BS&T: What will drive growth at State Street?

Antonellis: Our growth will come in a few ways. Today, 35 percent of our revenues come from non-U.S. domiciled clients and we expect that to increase to 50 percent, primarily through growth in Europe and secondarily in Asia-Pacific.

We follow investor needs around the world as they move from asset type to asset type. For example, as more and more institutional investors invested in hedge funds, hedge fund administration became a very big play for us. We had a product hole there so we bought a best-in-class fund administration company called International Fund Services (IFS; New York) two and a half years ago. It's all about being nimble and moving into the space our investors are moving into so we can provide services to them.

BS&T: What organizations are your competitors?

Antonellis: Analysts typically put us in a peer bank category with institutions such as Northern Trust [Chicago], Bank of New York [New York], JPMorgan Chase [New York] and Mellon [Pittsburgh].

BS&T: Does State Street have any retail or commercial business?

Antonellis: No. And what's happening is those companies I mentioned are starting to look more like us. For example, Mellon sold most of its commercial and retail bank business.

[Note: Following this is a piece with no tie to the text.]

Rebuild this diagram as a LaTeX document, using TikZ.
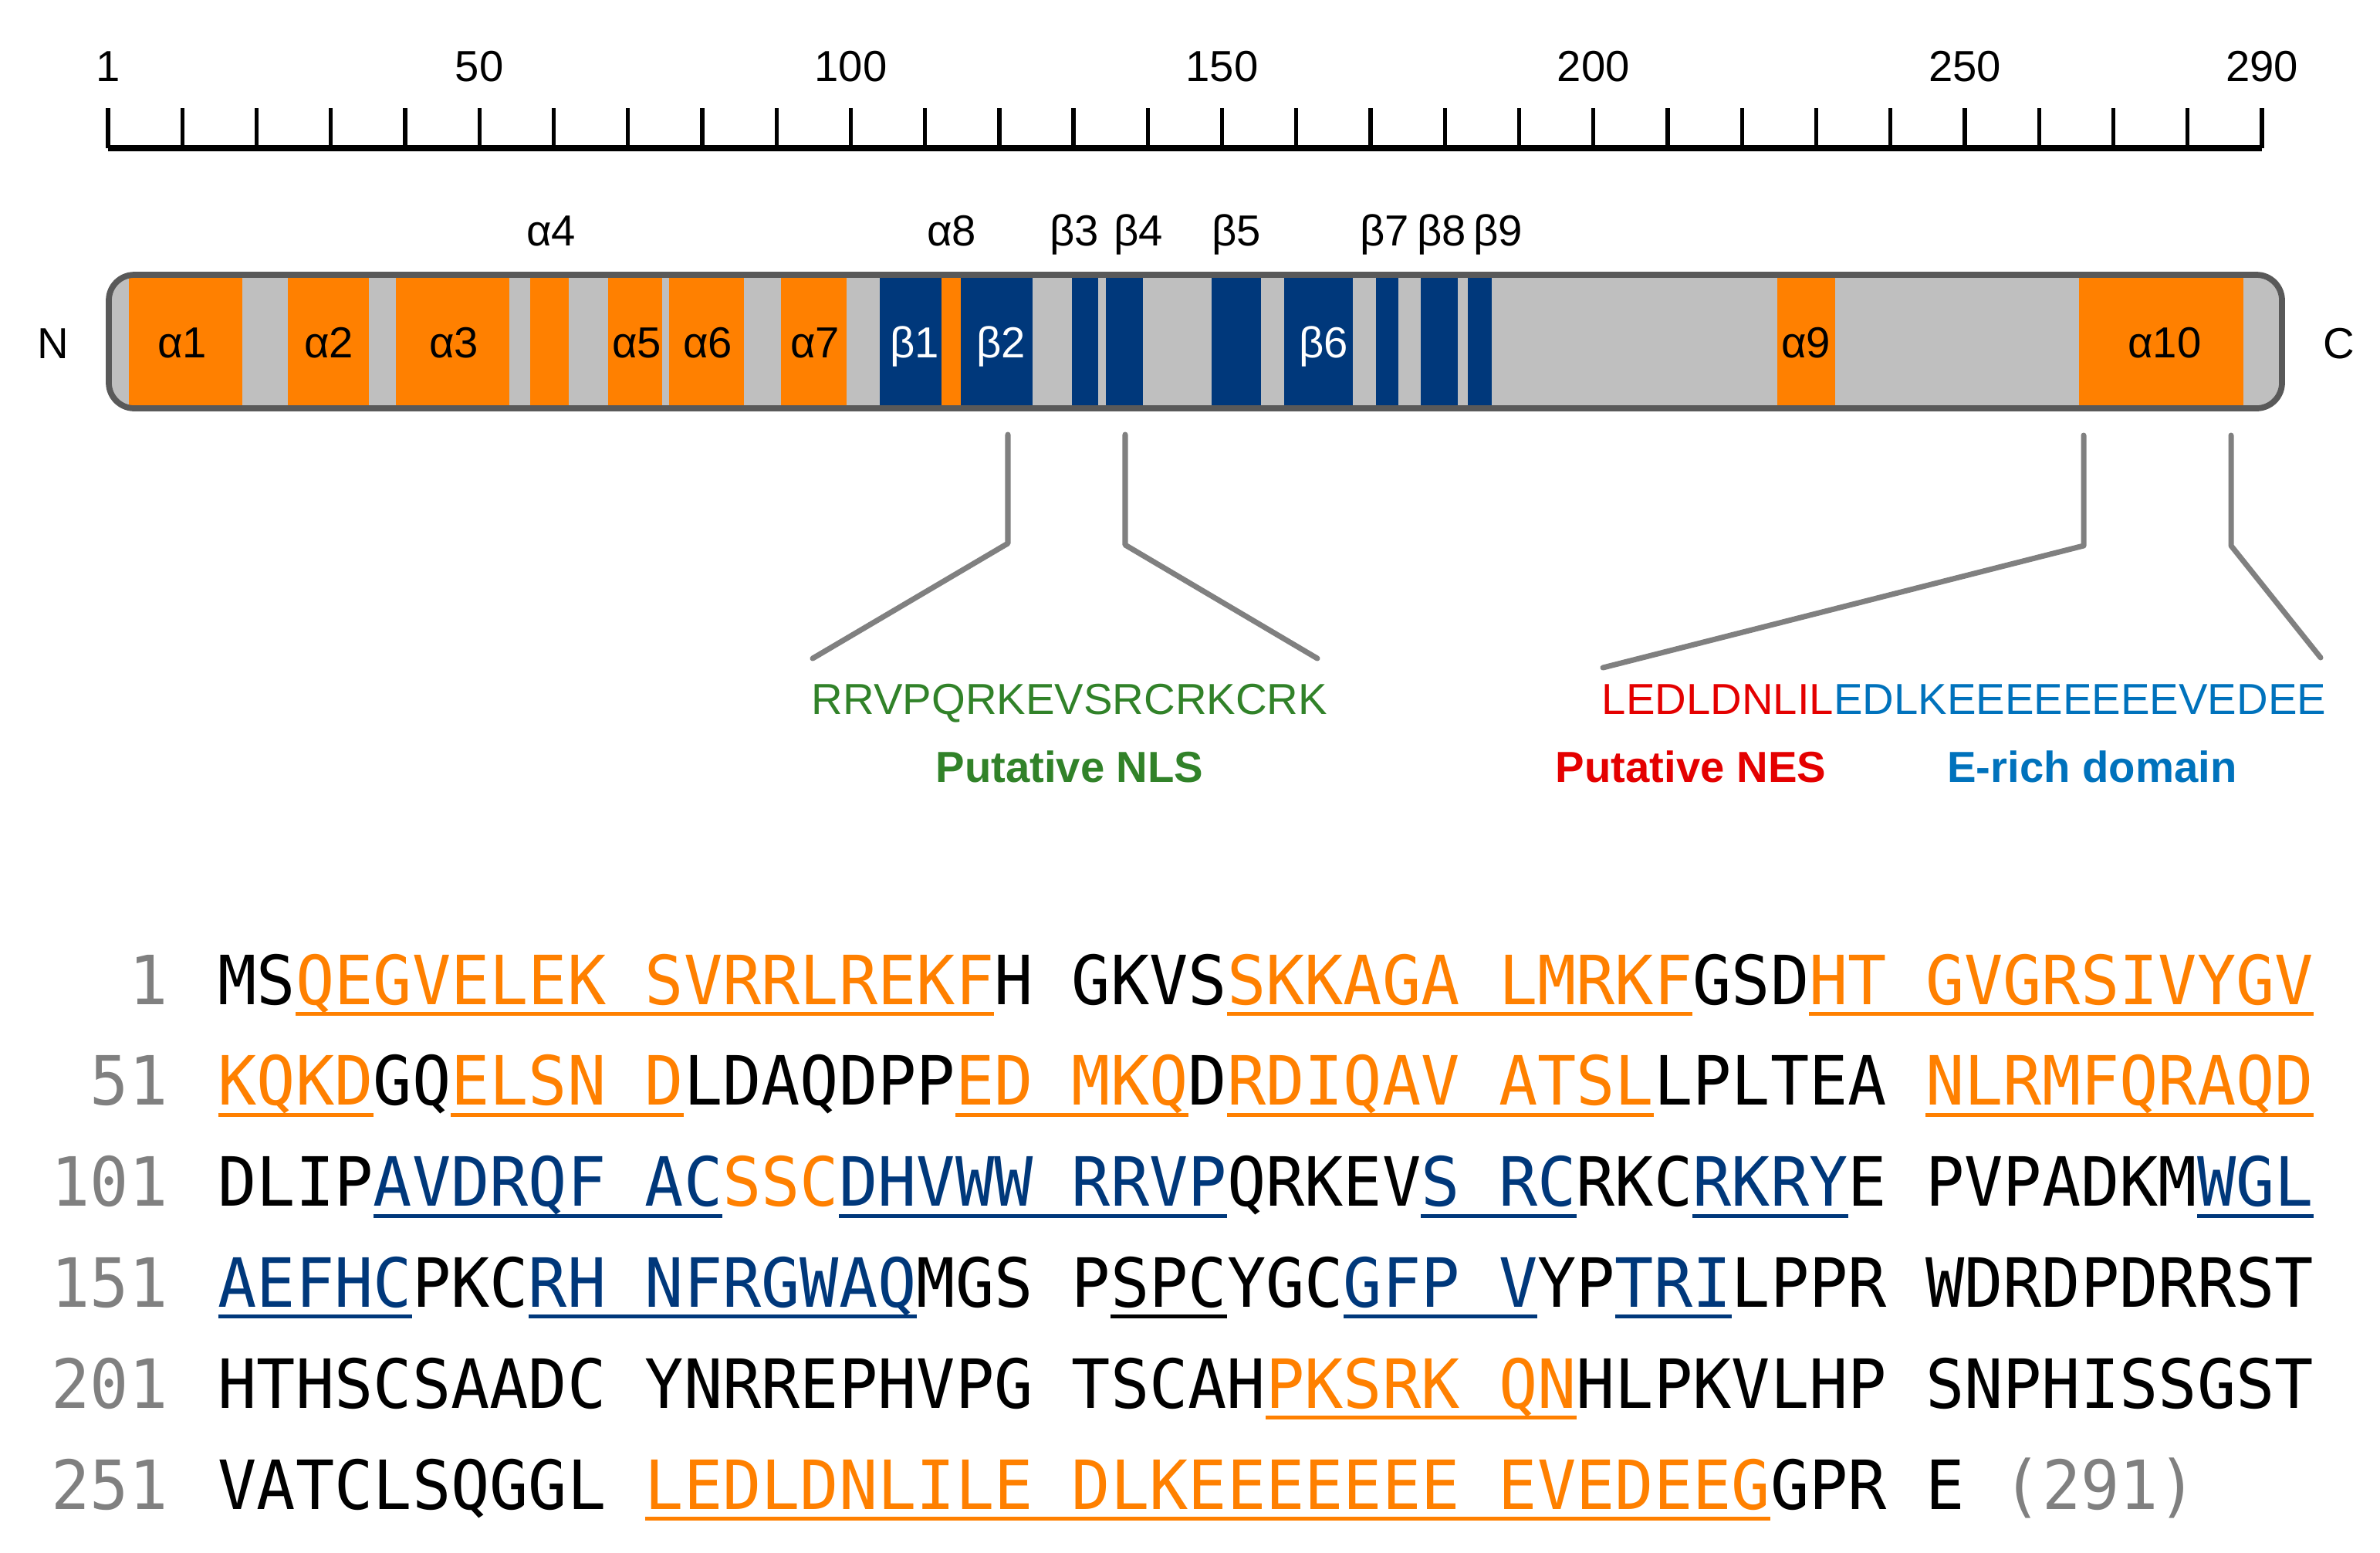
\documentclass[tikz,border=0pt]{standalone}
\usepackage{fontspec}
\setmainfont{Liberation Sans}
\newfontfamily\seqfont[FakeStretch=0.95]{DejaVu Sans Mono}
\usepackage{xcolor}

\definecolor{helix}{RGB}{255,128,0}
\definecolor{strand}{RGB}{0,56,123}
\definecolor{barfill}{RGB}{191,191,191}
\definecolor{barrim}{RGB}{89,89,89}
\definecolor{callgray}{RGB}{128,128,128}
\definecolor{nlsgreen}{RGB}{49,130,41}
\definecolor{nesred}{RGB}{228,0,0}
\definecolor{erich}{RGB}{0,114,188}

% underlined run in the sequence
\newsavebox\seqbox
\newcommand\sequl[2]{\sbox\seqbox{\color{#1}#2}%
  \rlap{\color{#1}\vrule width\wd\seqbox height -0.10cm depth 0.15cm}\usebox\seqbox}

\begin{document}
\begin{tikzpicture}[x=0.01cm, y=-0.01cm,
  lbl/.style={inner sep=0pt, anchor=base, font=\fontsize{16}{19}\selectfont},
  boldlbl/.style={lbl, font=\fontsize{16}{19}\selectfont\bfseries},
  callout/.style={draw=callgray, line width=2pt, line cap=round, line join=round},
  seqtext/.style={inner sep=0pt, anchor=base west, font=\seqfont\fontsize{25}{30}\selectfont},
  seqnum/.style={inner sep=0pt, anchor=base east, text=callgray, font=\seqfont\fontsize{25}{30}\selectfont}]
  \useasboundingbox (0,0) rectangle (3084,2011);

  % Ruler
  \foreach \i in {0,...,29}
    \draw[line width=1.5pt] ({140+\i*96.24},140) -- ({140+\i*96.24},192);
  \draw[line width=2.1pt] (140,192) -- (2931,192);
  \foreach \i/\n in {0/1,5/50,10/100,15/150,20/200,25/250,29/290}
    \node[lbl] (tick\n) at ({140+\i*96.24},105) {\n};

  % Domain bar
  \begin{scope}
    \clip[rounded corners=0.33cm] (141,356) rectangle (2957,529);
    \fill[barfill] (141,356) rectangle (2957,529);
    \foreach \a/\b/\c in {167/314/helix, 373/478/helix, 513/660/helix, 687/737/helix,
        788/858/helix, 867/964/helix, 1012/1097/helix, 1140/1220/strand,
        1220/1245/helix, 1245/1338/strand, 1389/1423/strand, 1433/1481/strand,
        1570/1634/strand, 1664/1753/strand, 1783/1812/strand, 1841/1889/strand,
        1902/1933/strand, 2303/2378/helix, 2694/2907/helix}
      \fill[\c] (\a,356) rectangle (\b,529);
  \end{scope}
  \draw[draw=barrim, line width=2.2pt, rounded corners=0.33cm] (141,356) rectangle (2957,529);
  \node[lbl] (nterm) at (69,464) {N};
  \node[lbl] (cterm) at (3031,464) {C};

  % labels inside the bar
  \foreach \x/\t/\c [count=\k] in {236/α1/black, 426/α2/black, 588/α3/black, 825/α5/black,
      917/α6/black, 1056/α7/black, 1185/β1/white, 1297/β2/white, 1715/β6/white,
      2340/α9/black, 2805/α10/black}
    \node[lbl, text=\c] (inlbl\k) at (\x,463) {\t};
  % labels above the bar
  \foreach \x/\t [count=\k] in {714/α4, 1233/α8, 1392/β3, 1475/β4, 1602/β5,
      1794/β7, 1868/β8, 1941/β9}
    \node[lbl] (uplbl\k) at (\x,318) {\t};

  % Callouts
  \coordinate (nlsA) at (1306,563); \coordinate (nlsAk) at (1306,704); \coordinate (nlsAe) at (1053,853);
  \coordinate (nlsB) at (1458,563); \coordinate (nlsBk) at (1458,706); \coordinate (nlsBe) at (1707,853);
  \coordinate (nesA) at (2700,564); \coordinate (nesAk) at (2700,707); \coordinate (nesAe) at (2077,865);
  \coordinate (nesB) at (2891,564); \coordinate (nesBk) at (2891,707); \coordinate (nesBe) at (3007,852);
  \draw[callout] (nlsA) -- (nlsAk) -- (nlsAe);
  \draw[callout] (nlsB) -- (nlsBk) -- (nlsBe);
  \draw[callout] (nesA) -- (nesAk) -- (nesAe);
  \draw[callout] (nesB) -- (nesBk) -- (nesBe);

  \node[lbl, text=nlsgreen] (nlsseq) at (1386,925) {RRVPQRKEVSRCRKCRK};
  \node[boldlbl, text=nlsgreen] (nlsname) at (1386,1013) {Putative NLS};
  \node[lbl] (nesseq) at (2545,925) {\textcolor{nesred}{LEDLDNLIL}\textcolor{erich}{EDLKEEEEEEEEVEDEE}};
  \node[boldlbl, text=nesred] (nesname) at (2191,1013) {Putative NES};
  \node[boldlbl, text=erich] (erichname) at (2711,1013) {E-rich domain};

  % Sequence
  \foreach \n [count=\k] in {1,51,101,151,201,251}
    \node[seqnum] (num\n) at (218,{1301+(\k-1)*130.8}) {\n};
  \node[seqtext] (seq1) at (282,1301) {MS\sequl{helix}{QEGVELEK SVRRLREKF}H GKVS\sequl{helix}{SKKAGA LMRKF}GSD\sequl{helix}{HT GVGRSIVYGV}};
  \node[seqtext] (seq2) at (282,1431.8) {\sequl{helix}{KQKD}GQ\sequl{helix}{ELSN D}LDAQDPP\sequl{helix}{ED MKQ}D\sequl{helix}{RDIQAV ATSL}LPLTEA \sequl{helix}{NLRMFQRAQD}};
  \node[seqtext] (seq3) at (282,1562.6) {DLIP\sequl{strand}{AVDRQF AC}\textcolor{helix}{SSC}\sequl{strand}{DHVWW RRVP}QRKEV\sequl{strand}{S RC}RKC\sequl{strand}{RKRY}E PVPADKM\sequl{strand}{WGL}};
  \node[seqtext] (seq4) at (282,1693.4) {\sequl{strand}{AEFHC}PKC\sequl{strand}{RH NFRGWAQ}MGS P\sequl{black}{SPC}YGC\sequl{strand}{GFP V}YP\sequl{strand}{TRI}LPPR WDRDPDRRST};
  \node[seqtext] (seq5) at (282,1824.2) {HTHSCSAADC YNRREPHVPG TSCAH\sequl{helix}{PKSRK QN}HLPKVLHP SNPHISSGST};
  \node[seqtext] (seq6) at (282,1955) {VATCLSQGGL \sequl{helix}{LEDLDNLILE DLKEEEEEEE EVEDEEG}GPR E \textcolor{callgray}{(291)}};
\end{tikzpicture}
\end{document}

Competition for us is really by line of business. State Street Global Advisors competes with asset managers around the world. State Street Global Markets, because it is primarily foreign exchange and equity driven, competes with most of the money center banks in the foreign exchange arena.

BS&T: What has been your greatest career challenge?

Antonellis: Taking organizations that I have little knowledge of and quickly learning them so I can help take them to the next level. I had never run a technology shop, so when I was asked to take over as CIO at State Street I had to be adaptive and learn new things and reach out and listen to a lot of people.